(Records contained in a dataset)

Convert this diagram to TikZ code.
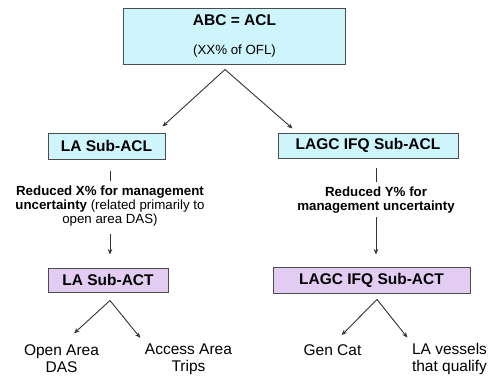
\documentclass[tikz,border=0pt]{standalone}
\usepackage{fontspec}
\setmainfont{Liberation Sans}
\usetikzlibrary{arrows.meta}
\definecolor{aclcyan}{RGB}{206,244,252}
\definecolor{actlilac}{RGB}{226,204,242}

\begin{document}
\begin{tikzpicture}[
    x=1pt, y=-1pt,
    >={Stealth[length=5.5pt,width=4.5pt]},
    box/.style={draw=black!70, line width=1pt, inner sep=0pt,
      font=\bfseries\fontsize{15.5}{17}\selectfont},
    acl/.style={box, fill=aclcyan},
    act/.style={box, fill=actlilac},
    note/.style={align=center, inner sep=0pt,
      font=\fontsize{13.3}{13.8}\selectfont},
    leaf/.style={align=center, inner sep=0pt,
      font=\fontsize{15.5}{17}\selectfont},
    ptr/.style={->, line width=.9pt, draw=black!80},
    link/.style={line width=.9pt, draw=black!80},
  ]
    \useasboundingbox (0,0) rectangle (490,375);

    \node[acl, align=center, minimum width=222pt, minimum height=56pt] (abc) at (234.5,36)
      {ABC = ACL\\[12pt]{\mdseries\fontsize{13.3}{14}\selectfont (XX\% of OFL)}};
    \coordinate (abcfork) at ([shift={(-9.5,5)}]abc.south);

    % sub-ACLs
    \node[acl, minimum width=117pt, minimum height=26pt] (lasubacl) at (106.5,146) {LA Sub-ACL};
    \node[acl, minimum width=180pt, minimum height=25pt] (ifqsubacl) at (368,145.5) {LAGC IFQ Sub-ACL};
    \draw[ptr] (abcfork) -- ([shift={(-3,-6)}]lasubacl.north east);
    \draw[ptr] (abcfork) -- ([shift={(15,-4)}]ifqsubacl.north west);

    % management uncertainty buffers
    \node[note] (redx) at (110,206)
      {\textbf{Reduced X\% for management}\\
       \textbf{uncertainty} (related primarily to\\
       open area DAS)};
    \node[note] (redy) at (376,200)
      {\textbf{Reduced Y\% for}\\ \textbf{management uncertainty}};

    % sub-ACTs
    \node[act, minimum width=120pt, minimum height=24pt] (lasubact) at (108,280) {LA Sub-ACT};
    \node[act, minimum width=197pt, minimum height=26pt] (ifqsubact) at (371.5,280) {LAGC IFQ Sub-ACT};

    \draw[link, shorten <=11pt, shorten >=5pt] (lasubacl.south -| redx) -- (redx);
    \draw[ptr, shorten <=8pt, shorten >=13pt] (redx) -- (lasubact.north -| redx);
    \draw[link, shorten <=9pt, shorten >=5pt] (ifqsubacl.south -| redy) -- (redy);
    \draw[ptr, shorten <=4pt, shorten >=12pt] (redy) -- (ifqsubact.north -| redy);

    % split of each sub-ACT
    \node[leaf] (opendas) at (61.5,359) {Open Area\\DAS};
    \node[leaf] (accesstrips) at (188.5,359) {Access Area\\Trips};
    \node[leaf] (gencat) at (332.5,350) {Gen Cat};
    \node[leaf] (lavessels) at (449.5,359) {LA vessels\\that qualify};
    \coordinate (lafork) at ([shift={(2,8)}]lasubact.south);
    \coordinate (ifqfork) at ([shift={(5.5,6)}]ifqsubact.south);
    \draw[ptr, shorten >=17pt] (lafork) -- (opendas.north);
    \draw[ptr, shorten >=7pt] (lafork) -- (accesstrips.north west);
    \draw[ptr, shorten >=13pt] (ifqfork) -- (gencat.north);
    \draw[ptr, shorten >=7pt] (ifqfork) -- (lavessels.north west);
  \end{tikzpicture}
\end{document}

...

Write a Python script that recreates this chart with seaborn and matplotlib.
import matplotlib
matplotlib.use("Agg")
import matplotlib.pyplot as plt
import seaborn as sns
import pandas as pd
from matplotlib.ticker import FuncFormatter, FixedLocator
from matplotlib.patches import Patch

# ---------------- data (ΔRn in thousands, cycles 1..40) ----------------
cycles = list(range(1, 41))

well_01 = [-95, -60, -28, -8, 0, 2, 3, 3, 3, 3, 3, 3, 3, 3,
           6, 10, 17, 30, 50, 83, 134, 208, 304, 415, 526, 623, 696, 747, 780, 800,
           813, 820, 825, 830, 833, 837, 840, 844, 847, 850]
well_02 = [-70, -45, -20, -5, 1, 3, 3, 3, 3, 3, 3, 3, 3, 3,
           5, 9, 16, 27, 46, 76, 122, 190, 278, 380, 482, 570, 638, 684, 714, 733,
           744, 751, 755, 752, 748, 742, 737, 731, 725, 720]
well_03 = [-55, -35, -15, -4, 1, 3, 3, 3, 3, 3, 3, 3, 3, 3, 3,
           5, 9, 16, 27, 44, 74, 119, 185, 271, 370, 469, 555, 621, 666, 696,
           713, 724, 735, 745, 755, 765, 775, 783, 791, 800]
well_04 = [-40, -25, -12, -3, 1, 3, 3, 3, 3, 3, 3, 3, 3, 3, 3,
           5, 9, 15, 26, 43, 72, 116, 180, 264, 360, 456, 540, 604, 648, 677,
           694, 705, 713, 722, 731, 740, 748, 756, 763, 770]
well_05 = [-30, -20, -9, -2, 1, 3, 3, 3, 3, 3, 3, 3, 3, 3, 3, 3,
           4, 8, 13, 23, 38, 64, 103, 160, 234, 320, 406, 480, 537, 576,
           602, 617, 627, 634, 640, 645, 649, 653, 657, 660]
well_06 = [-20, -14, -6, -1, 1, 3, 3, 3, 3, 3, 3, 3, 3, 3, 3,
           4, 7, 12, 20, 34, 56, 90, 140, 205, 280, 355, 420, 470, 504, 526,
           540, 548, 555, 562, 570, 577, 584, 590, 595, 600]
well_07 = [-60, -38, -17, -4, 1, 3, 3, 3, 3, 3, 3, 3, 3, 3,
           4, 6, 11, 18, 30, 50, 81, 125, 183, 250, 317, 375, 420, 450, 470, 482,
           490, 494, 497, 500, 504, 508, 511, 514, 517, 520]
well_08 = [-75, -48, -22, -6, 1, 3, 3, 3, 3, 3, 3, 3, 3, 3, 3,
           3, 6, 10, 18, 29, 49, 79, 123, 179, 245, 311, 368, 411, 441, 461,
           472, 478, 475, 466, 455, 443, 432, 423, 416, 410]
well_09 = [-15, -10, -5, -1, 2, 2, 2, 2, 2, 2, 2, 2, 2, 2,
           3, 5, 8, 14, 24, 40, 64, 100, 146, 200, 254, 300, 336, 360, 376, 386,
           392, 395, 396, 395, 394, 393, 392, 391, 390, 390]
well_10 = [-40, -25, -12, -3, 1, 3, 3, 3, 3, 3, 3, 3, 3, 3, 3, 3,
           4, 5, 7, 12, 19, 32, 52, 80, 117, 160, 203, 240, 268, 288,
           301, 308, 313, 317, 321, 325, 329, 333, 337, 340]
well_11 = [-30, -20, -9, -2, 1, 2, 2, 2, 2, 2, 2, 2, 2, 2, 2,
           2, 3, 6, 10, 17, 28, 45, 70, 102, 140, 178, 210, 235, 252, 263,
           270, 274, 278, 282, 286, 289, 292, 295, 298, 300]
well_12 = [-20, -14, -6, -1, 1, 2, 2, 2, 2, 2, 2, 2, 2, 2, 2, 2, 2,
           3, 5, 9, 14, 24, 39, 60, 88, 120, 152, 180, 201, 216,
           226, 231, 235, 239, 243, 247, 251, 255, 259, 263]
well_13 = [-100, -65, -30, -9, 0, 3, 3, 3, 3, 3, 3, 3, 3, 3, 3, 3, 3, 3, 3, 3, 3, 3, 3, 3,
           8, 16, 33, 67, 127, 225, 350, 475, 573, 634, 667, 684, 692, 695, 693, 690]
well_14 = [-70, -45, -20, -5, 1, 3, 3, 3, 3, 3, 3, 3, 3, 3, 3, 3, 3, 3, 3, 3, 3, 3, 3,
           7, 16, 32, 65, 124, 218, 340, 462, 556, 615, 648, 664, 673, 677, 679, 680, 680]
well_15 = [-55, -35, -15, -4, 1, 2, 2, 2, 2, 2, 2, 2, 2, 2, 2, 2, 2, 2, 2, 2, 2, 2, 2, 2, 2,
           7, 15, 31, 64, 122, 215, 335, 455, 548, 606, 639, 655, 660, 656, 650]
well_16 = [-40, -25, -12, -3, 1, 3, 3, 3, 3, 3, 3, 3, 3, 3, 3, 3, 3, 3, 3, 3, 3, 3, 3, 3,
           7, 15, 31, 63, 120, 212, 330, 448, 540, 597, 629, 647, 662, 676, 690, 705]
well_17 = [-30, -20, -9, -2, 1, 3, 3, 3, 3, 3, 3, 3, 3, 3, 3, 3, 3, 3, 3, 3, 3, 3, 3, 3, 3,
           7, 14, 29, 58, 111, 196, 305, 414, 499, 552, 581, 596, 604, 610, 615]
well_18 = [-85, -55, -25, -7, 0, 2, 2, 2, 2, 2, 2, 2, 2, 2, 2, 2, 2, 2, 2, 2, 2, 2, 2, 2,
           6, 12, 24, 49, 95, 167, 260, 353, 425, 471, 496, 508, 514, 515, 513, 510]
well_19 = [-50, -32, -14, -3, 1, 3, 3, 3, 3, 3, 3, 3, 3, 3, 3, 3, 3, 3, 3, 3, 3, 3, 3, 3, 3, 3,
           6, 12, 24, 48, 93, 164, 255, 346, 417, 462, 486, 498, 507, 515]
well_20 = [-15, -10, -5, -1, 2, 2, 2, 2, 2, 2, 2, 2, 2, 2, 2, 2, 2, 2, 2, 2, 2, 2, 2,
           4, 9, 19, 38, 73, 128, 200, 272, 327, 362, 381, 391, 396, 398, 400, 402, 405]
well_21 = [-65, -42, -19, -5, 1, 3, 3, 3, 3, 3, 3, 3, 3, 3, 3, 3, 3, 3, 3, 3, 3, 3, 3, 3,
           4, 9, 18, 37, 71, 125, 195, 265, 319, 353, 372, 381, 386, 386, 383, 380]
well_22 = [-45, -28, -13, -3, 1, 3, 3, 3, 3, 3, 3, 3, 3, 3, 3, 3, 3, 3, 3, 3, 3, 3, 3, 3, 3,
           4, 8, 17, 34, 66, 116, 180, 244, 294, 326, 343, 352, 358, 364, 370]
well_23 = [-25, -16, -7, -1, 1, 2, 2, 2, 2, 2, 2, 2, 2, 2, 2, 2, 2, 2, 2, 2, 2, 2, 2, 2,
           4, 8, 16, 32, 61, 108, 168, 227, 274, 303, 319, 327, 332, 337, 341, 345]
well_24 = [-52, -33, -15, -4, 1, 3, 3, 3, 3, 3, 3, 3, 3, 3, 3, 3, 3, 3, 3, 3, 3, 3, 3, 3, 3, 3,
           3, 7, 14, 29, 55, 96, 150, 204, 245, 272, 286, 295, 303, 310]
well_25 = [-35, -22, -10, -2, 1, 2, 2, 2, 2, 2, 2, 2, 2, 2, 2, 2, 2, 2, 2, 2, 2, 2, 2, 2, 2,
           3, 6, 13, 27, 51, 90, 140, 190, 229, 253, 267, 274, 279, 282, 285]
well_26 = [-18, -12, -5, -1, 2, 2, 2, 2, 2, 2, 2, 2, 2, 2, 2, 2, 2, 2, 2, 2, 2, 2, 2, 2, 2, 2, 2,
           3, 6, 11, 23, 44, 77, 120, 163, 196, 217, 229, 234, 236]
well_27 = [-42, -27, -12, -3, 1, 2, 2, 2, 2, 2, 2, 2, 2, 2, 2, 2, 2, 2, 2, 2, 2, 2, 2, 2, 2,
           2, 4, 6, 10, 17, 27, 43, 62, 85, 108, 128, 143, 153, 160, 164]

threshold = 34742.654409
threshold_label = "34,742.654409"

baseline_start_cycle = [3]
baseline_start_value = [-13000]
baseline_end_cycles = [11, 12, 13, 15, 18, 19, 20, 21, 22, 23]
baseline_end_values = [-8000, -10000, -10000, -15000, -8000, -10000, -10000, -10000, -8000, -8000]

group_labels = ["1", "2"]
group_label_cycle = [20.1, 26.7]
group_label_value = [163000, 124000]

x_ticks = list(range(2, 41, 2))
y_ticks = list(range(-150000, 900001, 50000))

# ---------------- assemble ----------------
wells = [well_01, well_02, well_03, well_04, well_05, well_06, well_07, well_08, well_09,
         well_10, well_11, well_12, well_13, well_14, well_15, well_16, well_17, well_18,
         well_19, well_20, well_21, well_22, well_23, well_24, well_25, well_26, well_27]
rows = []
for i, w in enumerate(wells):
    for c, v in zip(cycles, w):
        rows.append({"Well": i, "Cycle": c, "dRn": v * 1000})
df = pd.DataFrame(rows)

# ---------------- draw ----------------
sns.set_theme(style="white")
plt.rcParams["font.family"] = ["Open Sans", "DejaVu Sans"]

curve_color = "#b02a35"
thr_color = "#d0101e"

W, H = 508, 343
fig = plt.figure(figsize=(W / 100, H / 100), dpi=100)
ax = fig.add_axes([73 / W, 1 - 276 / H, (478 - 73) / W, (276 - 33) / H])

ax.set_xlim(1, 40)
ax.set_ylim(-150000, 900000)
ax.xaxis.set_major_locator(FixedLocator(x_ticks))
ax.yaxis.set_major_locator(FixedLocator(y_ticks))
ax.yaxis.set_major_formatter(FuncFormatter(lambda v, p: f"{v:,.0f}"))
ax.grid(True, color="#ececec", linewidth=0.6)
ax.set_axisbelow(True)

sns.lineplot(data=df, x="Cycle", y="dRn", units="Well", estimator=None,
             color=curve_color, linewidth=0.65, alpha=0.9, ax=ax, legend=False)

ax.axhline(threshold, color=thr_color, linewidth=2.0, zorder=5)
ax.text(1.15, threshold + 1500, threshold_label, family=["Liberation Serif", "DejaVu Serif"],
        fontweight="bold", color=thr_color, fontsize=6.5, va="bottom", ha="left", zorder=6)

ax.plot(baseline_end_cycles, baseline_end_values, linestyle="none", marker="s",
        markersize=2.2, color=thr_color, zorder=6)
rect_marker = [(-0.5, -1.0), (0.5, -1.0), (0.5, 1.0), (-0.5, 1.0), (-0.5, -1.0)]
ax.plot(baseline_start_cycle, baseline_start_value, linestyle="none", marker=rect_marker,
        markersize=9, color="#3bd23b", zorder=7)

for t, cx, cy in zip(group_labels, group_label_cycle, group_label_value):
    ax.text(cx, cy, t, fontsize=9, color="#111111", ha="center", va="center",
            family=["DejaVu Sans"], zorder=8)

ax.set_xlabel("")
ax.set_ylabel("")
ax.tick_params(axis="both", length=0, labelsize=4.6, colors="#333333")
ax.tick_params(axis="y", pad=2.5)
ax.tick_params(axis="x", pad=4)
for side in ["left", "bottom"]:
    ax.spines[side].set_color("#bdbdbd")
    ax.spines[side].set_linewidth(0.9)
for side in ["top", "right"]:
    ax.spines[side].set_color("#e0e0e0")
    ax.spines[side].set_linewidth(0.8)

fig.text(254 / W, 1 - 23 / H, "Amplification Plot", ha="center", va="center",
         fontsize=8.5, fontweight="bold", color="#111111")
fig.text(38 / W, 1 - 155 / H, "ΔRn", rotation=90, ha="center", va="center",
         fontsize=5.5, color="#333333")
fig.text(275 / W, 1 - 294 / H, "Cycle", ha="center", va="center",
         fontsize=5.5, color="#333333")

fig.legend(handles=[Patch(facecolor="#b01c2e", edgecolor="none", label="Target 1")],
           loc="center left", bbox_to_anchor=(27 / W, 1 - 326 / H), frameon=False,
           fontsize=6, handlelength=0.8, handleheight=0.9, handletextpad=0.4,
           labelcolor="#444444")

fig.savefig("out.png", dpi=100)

**Task statement**
From the records above, give again exactly the lines running from the line with "Write a Python" to the line with "cycles = list(range(1, 41))", inclusive.

**Result**
Write a Python script that recreates this chart with seaborn and matplotlib.
import matplotlib
matplotlib.use("Agg")
import matplotlib.pyplot as plt
import seaborn as sns
import pandas as pd
from matplotlib.ticker import FuncFormatter, FixedLocator
from matplotlib.patches import Patch

# ---------------- data (ΔRn in thousands, cycles 1..40) ----------------
cycles = list(range(1, 41))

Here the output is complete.